# ship seeds to usa???



## HydrO PasSiOn (Mar 21, 2007)

anyone know of any website that they BOUGHT and RECIEVED seeds from and live in the united states??? please post info thanks  im lookin for good seeds


----------



## Stoney Bud (Mar 21, 2007)

HydrO PasSiOn said:
			
		

> anyone know of any website that they BOUGHT and RECIEVED seeds from and live in the united states??? please post info thanks  im lookin for good seeds


Sure, lot's of people here have bought seeds from Nirvana and recieved them in the states.

Good luck to you man.

Try their Aurora Indica. They say "It's the strongest Indica we have", and I can vouch for that. I just cured a crop of it, and it's so strong that one of my friends has told me he doesn't want to smoke it because it's too strong for him.
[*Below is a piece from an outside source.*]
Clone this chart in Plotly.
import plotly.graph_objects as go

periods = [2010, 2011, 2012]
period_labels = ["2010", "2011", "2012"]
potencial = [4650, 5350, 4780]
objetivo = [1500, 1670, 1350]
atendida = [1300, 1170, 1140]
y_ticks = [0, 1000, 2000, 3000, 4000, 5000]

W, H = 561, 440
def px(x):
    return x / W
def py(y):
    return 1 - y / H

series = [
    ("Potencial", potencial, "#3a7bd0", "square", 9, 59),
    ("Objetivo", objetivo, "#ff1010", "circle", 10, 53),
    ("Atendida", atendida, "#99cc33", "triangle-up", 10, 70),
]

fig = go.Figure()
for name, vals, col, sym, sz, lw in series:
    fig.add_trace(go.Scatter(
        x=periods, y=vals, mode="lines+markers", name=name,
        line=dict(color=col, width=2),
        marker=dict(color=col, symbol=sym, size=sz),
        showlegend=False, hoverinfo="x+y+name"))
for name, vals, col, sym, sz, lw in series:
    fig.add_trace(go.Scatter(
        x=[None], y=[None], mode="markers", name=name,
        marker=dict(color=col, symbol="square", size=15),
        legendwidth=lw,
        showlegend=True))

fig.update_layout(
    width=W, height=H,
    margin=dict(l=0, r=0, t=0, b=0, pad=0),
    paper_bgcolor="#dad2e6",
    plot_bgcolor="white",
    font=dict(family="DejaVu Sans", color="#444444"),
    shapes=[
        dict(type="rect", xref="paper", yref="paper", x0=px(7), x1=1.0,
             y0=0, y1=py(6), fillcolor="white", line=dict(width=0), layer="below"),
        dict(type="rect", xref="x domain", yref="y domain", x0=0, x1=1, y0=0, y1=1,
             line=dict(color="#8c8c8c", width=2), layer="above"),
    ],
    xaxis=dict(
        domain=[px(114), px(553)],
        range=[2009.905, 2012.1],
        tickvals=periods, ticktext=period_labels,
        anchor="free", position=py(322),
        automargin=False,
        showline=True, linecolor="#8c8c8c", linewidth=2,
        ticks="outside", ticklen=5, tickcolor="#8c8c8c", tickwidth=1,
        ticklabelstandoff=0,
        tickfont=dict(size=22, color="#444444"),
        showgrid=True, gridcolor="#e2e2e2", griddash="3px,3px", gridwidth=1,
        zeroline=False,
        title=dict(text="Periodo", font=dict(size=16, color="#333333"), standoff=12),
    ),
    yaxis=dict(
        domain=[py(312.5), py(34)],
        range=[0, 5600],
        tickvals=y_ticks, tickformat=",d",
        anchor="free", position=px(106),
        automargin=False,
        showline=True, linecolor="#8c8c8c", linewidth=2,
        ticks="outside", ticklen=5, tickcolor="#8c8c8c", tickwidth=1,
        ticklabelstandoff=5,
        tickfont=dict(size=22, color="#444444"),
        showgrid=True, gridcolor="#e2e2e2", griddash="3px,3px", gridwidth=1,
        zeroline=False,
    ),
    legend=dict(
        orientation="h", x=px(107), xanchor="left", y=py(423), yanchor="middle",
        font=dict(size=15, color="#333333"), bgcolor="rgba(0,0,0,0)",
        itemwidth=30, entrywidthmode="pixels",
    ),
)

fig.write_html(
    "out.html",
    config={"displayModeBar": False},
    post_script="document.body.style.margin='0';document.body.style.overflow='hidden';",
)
Hehe.


----------



## THE BROTHER'S GRUNT (Mar 21, 2007)

*We bought from the following two seed banks with great results. *

*www.seedboutique.com *

*www.peakseeds.com *

*Good luck.  *


----------



## bombbudpuffa (Mar 21, 2007)

*www.cannabean.com* or *www.drchronic.com*


----------



## HydrO PasSiOn (Mar 21, 2007)

thank you guys : )


----------



## BushyKush420 (Mar 21, 2007)

HydrO PasSiOn said:
			
		

> thank you guys : )


 

thats a waste to not inhale .... jackass.. lol


----------



## HydrO PasSiOn (Mar 21, 2007)

haha yea BUSHYKUSH lol what a bastard clinton probably did inhale he just said he didnt lol


----------



## BushyKush420 (Mar 21, 2007)

yea exactly... same thing i told my parents when i first got caught.. lol lol


----------



## HydrO PasSiOn (Mar 21, 2007)

hahah thats so funny i think we all been there : )


----------



## kasgrow (Mar 24, 2007)

www.drchronic.com is fast and reliable. I ordered seeds from them one week after ordering from bcbud depot. I am still waiting on the bcbud depot seeds but the dr.s seeds are sexy little sprouts now(f13 from dj shorts)


----------



## NLgrower (Mar 24, 2007)

I just bought some northern lights from NIRVANA and they shipped to the states they had a nice way of stealth shipping them.


----------



## flipmode (Mar 24, 2007)

oh yea with seed botique send the money order rush shipping isent a money order once dint get there until 28 days later but got the order 6 days later so if u send it 2 3 days hipping ull get your seeds in 8 days or so plus u get them in the pack unlike dr.chronic dumb sorry that guy just kidda bugs me a little


----------



## fatman (Mar 24, 2007)

say has any one ever ordered beans with a green dot pre paid credit card?it has master card on it and is reloadable.thx man i need beans spring has sprung.lol


----------



## 3patas (Mar 24, 2007)

i have a  difrent  type of card but it the same bull *EDIT FOR LANGUAGE. PLEASE DO NOT USE ASTERISKS TO REPLACE LETTERS IN WORDS THAT WOULD NORMALLY BE CENCORED BY THE AUTO FILTER. IT JUST MAKES THE MODS JOB HARDER. REPEATED ATTEMPTS TO BYPASS THE LANGUAGE FILTER WILL RESULT IN YOUR ENTIRE POST BEING DELETED. LETS NOT GO THERE.* they still want your info. beat way to doit is buy one on amscot and order what ever worry free they go for around $6.00 wiht no personal info.


----------



## Dizoelio (Mar 25, 2007)

HydrO PasSiOn said:
			
		

> anyone know of any website that they BOUGHT and RECIEVED seeds from and live in the united states??? please post info thanks  im lookin for good seeds



DrO  I got my lowryder #2 from http://www.allsalvia.co.uk/    Great epeople, good services and got them in four days with no extra shipping costs... the guy told me 5-7 but way faster.   A few others on this site used them including the more pro growers.  VEry satisfied ordering more soon.


----------



## FloydBanks (Mar 26, 2007)

I just received some from www.weedfarmer.com all their seeds are $25 USD.  It took 2 weeks from the time they shipped to arrive to me on the east coast.
Good luck.


----------



## HydrO PasSiOn (Mar 26, 2007)

how much is shipping for cannabean??


----------



## 55DAYZNCOUNTIN (Mar 27, 2007)

Elite Genetics Bean Company E.G.B. Co. I used to use Dr.Chronic but after 1 lost order and 1 picked off I started using Elite and have had no problems since. Be well, 55


----------



## 3patas (Mar 27, 2007)

good luck on your new  crops guys


----------